# Verdun forts web site.



## TeeJF (Jun 10, 2012)

For anyone who is interested our own urb-ex web site has a huge sub-section covering the Verdun forts which we have managed to get into. It also has many more photographs than we have posted on the corresponding reports so I hope you'll be able to find something of interest there. 

If you are interested it is here...


http://www.jarrelook.co.uk/Urbex/Verdun/Verdun.htm

Cheers.


----------



## whodareswins (Jun 17, 2012)

I visited Verdun, the Ossuary, a couple of months ago. We ended up at some fort, looked nepoleonic though but was a bit touristy. Where are these forts in relation to the Ossuary?


----------



## TeeJF (Jun 17, 2012)

whodareswins said:


> I visited Verdun, the Ossuary, a couple of months ago. We ended up at some fort, looked nepoleonic though but was a bit touristy. Where are these forts in relation to the Ossuary?



Hi. I'm sorry but direct questions about locations and access are not permitted in the forum. To find these forts is easy enough though. The words, "earth" and "Google" spring to mind in no particular order. Add to which if you visit the linked website it will suddenly become a whole lot easier... but I didn't say that... 

I suspect your large Napoleonic fort was "The Citadel" in the centre of Verdun? Did you go on a wierd multi-media buggie ride through the tunnels and listen to the characters talking on headphones? If so that is a much earlier fort from before the post Franco-Prussian war crisis which was what prompted the building of the forts I have reported for the past 12 months. The Citadel was however used during the Great War as a shelter and command headquarters by the French army.

The other two forts which can be accessed by coughing up your tourist dollars are Vaux and Douamont but they both date to post 1870. They are very similar to the forts upon which I have reported.


----------



## lilli (Jun 17, 2012)

FORT DE LIOUVILLE is open to groups, could it have been that?


----------



## whodareswins (Jun 17, 2012)

TeeJF said:


> Hi. I'm sorry but direct questions about locations and access are not permitted in the forum. To find these forts is easy enough though. The words, "earth" and "Google" spring to mind in no particular order. Add to which if you visit the linked website it will suddenly become a whole lot easier... but I didn't say that...
> 
> I suspect your large Napoleonic fort was "The Citadel" in the centre of Verdun? Did you go on a wierd multi-media buggie ride through the tunnels and listen to the characters talking on headphones? If so that is a much earlier fort from before the post Franco-Prussian war crisis which was what prompted the building of the forts I have reported for the past 12 months. The Citadel was however used during the Great War as a shelter and command headquarters by the French army.
> 
> The other two forts which can be accessed by coughing up your tourist dollars are Vaux and Douamont but they both date to post 1870. They are very similar to the forts upon which I have reported.

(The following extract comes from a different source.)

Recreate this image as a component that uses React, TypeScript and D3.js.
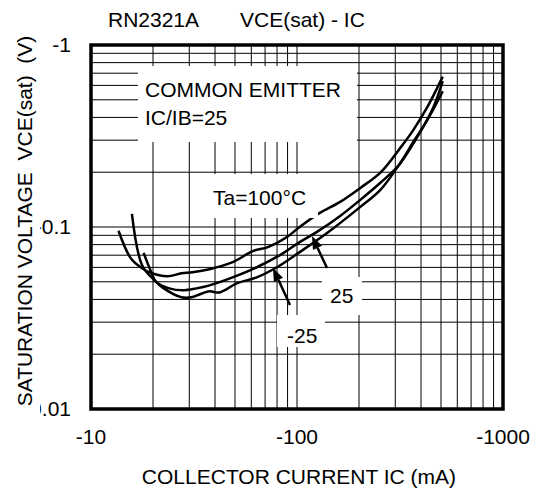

Thanks guys for the help back on this. It wasn't a question about access at all just a general friendly question. I do know the etiquette when it comes to forums surrounding this hobby! We didn't stay for long and certainly didn't go on a tour. It was in the centre I think. Lots of stone statues of different Frenchman. Generals etc I think. We then headed on to the ossuary when we worked out where it was. It wasn't a planned visit by any means. Just along the way when we were headed from Switzerland back to Calais and had some spare time.


----------



## TeeJF (Jun 17, 2012)

whodareswins said:


> Lots of stone statues of different Frenchman.



Ah yeah, that's around the artillery and troop entrance to the cirtadel. It's not a fort per se.

Better luck next time, you don't know what you've been missing!

Cheers...


----------



## TeeJF (Jun 24, 2012)

lilli said:


> FORT DE LIOUVILLE is open to groups, could it have been that?



Liouville is not a Verdun fort Lilli, it's quite some distance away towards the bottom of the St. Mihiel sector.

After abit of tooing and froing we worked out it was the citadel. The statues of Genrals outside were the give away!

How's you and Rob?

Cheers...

M


----------